À 23 heures, le 10 novembre, des éléments du 42e et une compagnie du RCR qui avaient traversé le canal se trouvaient dans la ville. Deux compagnies du RCR s’y introduisirent plus tard.

« La ville était extrêmementcalme, écrivit Topp. Rien ne bougeait, rien n’indiquait la présence de civils, et aucun coup de feu n’a été tiré. On n’entendait que le crépitement provenant des quelques bâtiments incendiés par des explosions d’obus. »

À 7 heures, le 11 novembre, le corps de cornemuses du 42e défila à travers la ville pour réveiller les 60 000 citoyens qui descendirent vite dans la rue en brandissant des drapeaux pour acclamer leurs libérateurs. « De grandes célébrations, écrivit le soldat Harold Davey dans son journal. Tout le monde se réjouissait. Flânait […]. »

L’état-major du Corps canadien avait appris à 6 h 30 que les Allemands avaient accepté les conditions des Alliés et que l’armistice devait entrer en vigueur à 11 h. Certaines unités ne furent mises au courant du cessez-le-feu qu’après 9 h, alors que les civils et les soldats faisaient déjà la fête. Le dernier Canadien tué, le soldat George Lawrence Price, mourut d’une balle tirée par un tireur d’élite quelques instants à peine avant 11 h.
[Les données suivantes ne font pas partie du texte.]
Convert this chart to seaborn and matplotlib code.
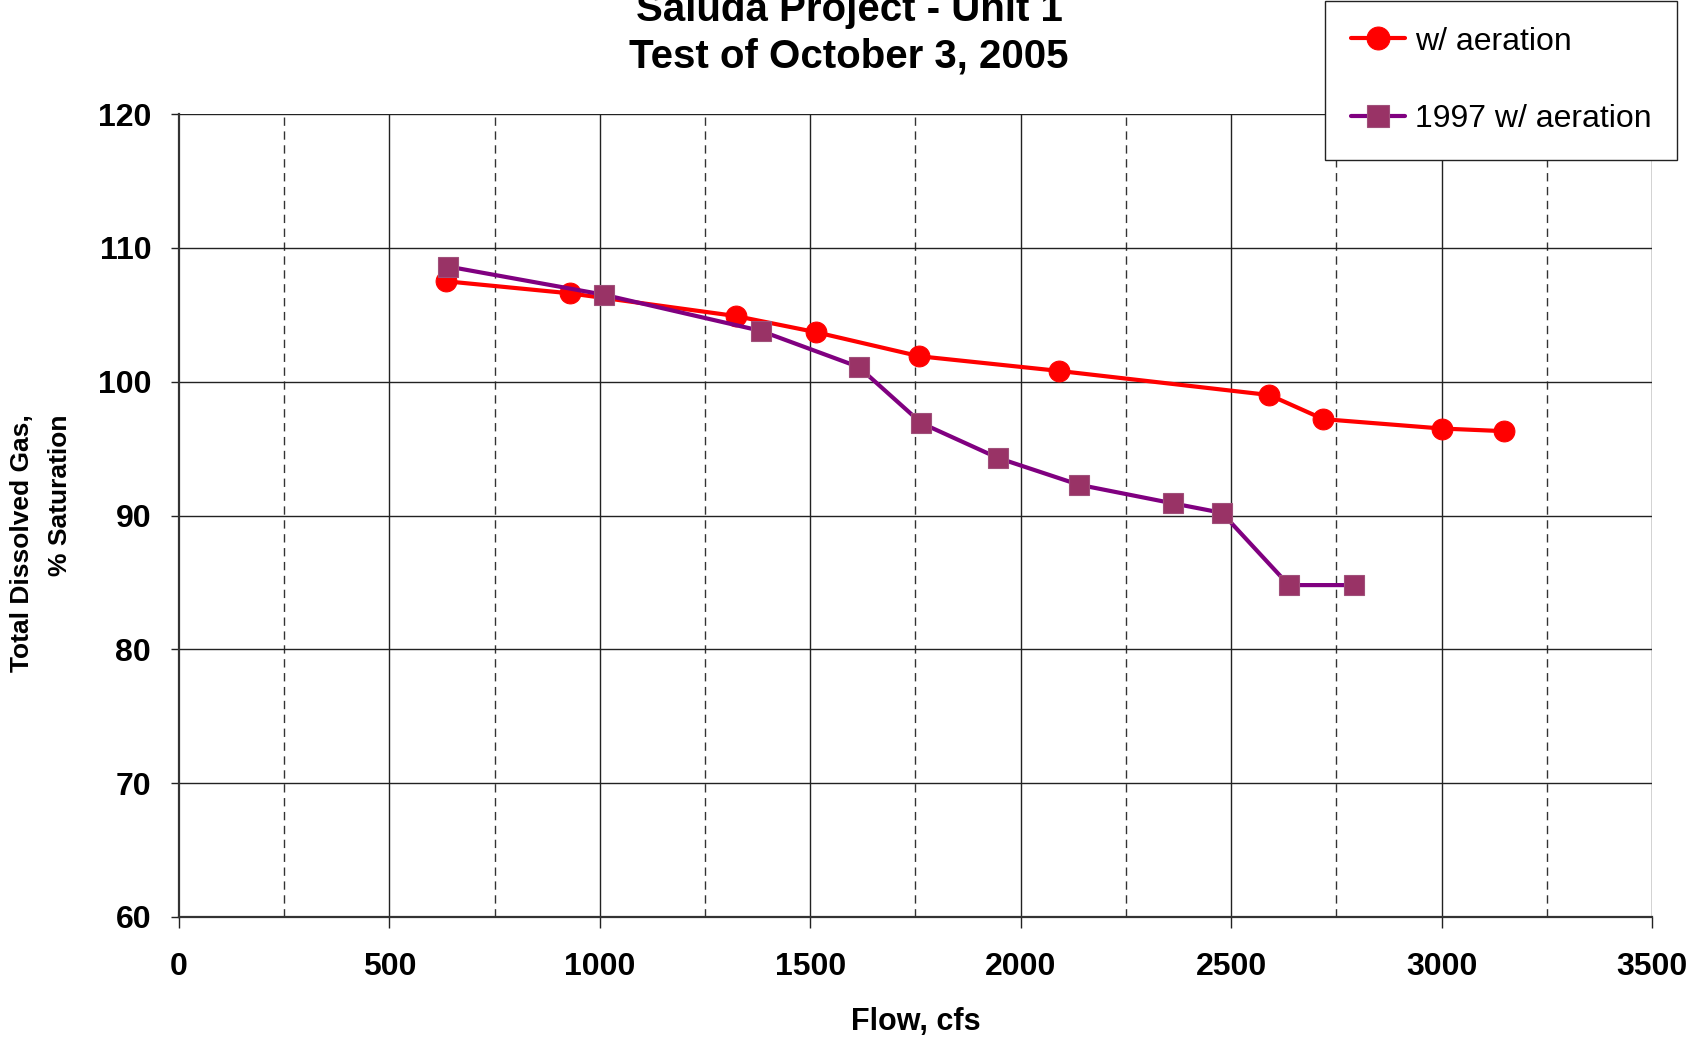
import matplotlib
matplotlib.use("Agg")
import matplotlib.pyplot as plt
import seaborn as sns
import pandas as pd

# Data
flow_2005 = [635, 929, 1324, 1513, 1759, 2092, 2591, 2719, 3000, 3149]
tdg_2005 = [107.5, 106.6, 104.9, 103.7, 101.9, 100.8, 99.0, 97.2, 96.5, 96.3]
flow_1997 = [640, 1009, 1382, 1615, 1764, 1946, 2138, 2363, 2478, 2637, 2793]
tdg_1997 = [108.6, 106.5, 103.8, 101.1, 96.9, 94.3, 92.3, 90.9, 90.2, 84.8, 84.8]
label_2005 = "w/ aeration"
label_1997 = "1997 w/ aeration"
x_ticks = [0, 500, 1000, 1500, 2000, 2500, 3000, 3500]
x_minor = [250, 750, 1250, 1750, 2250, 2750, 3250]
y_ticks = [60, 70, 80, 90, 100, 110, 120]

sns.set_theme(style="white")
plt.rcParams['font.family'] = ['Liberation Sans', 'DejaVu Sans']
plt.rcParams['text.color'] = 'black'
plt.rcParams['xtick.color'] = 'black'
plt.rcParams['ytick.color'] = 'black'
plt.rcParams['axes.labelcolor'] = 'black'

W, H = 1690, 1038
fig = plt.figure(figsize=(W / 100, H / 100), dpi=100)
ax = fig.add_axes([179 / W, 1 - 917 / H, (1652 - 179) / W, (917 - 114) / H])

df05 = pd.DataFrame({"flow": flow_2005, "tdg": tdg_2005})
df97 = pd.DataFrame({"flow": flow_1997, "tdg": tdg_1997})

# grid
for xm in x_minor:
    ax.axvline(xm, color="#333333", lw=1.0, ls=(0, (6, 4)), zorder=0)
for xt in x_ticks[1:]:
    ax.axvline(xt, color="#222222", lw=1.0, zorder=0)
for yt in y_ticks[1:]:
    ax.axhline(yt, color="#222222", lw=1.0, zorder=0)

sns.lineplot(data=df05, x="flow", y="tdg", ax=ax, color="#FF0000", lw=3,
             marker="o", markersize=15, markerfacecolor="#FF0000",
             markeredgecolor="#FF0000", label=label_2005, estimator=None, sort=False, zorder=3)
sns.lineplot(data=df97, x="flow", y="tdg", ax=ax, color="#800080", lw=3,
             marker="s", markersize=14, markerfacecolor="#993366",
             markeredgecolor="#A0507A", markeredgewidth=0.8,
             label=label_1997, estimator=None, sort=False, zorder=4)

ax.set_xlim(0, 3500)
ax.set_ylim(60, 120)
ax.set_xticks(x_ticks)
ax.set_yticks(y_ticks)
ax.set_xticklabels([str(v) for v in x_ticks], fontsize=23, fontweight="bold")
ax.set_yticklabels([str(v) for v in y_ticks], fontsize=23, fontweight="bold")
ax.tick_params(axis="x", direction="out", length=8, width=1, color="#222222", pad=17, bottom=True)
ax.tick_params(axis="y", direction="out", length=6, width=1, color="#222222", pad=14, left=True)

for s in ["top", "right"]:
    ax.spines[s].set_visible(False)
for s in ["left", "bottom"]:
    ax.spines[s].set_color("#333333")
    ax.spines[s].set_linewidth(1.6)

ax.set_xlabel("")
ax.set_ylabel("")

fig.text(916 / W, 1 - 1022 / H, "Flow, cfs", ha="center", va="center",
         fontsize=22, fontweight="bold")
fig.text(41 / W, 1 - 543 / H, "Total Dissolved Gas,\n% Saturation", rotation=90,
         ha="center", va="center", multialignment="right", fontsize=19,
         fontweight="bold", linespacing=1.75)
fig.text(849 / W, 1 - 10 / H, "Saluda Project - Unit 1", ha="center", va="center",
         fontsize=29, fontweight="bold")
fig.text(849 / W, 1 - 57 / H, "Test of October 3, 2005", ha="center", va="center",
         fontsize=29, fontweight="bold")

leg = ax.legend(loc="lower right", bbox_to_anchor=(1677 / W, 1 - 160 / H),
                bbox_transform=fig.transFigure, borderaxespad=0, fontsize=23,
                frameon=True, fancybox=False, edgecolor="#222222", framealpha=1,
                handlelength=1.7, handletextpad=0.3, labelspacing=1.5,
                borderpad=0.8, markerscale=1.1)
leg.get_frame().set_linewidth(1.0)

fig.savefig("out.png", dpi=100)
Currie avait compris qu’il y avait une importante symétrie dans la libération de Mons. Quatre ans et trois mois après que le CEB avait été forcé de battre en retraite, les Canadiens, soldats de la colonie – des hommes dont les efforts avaient forgé une nation – libérèrent la ville belge. La Grande Guerre avait changé le monde et avait aidé le Canada à se réinventer.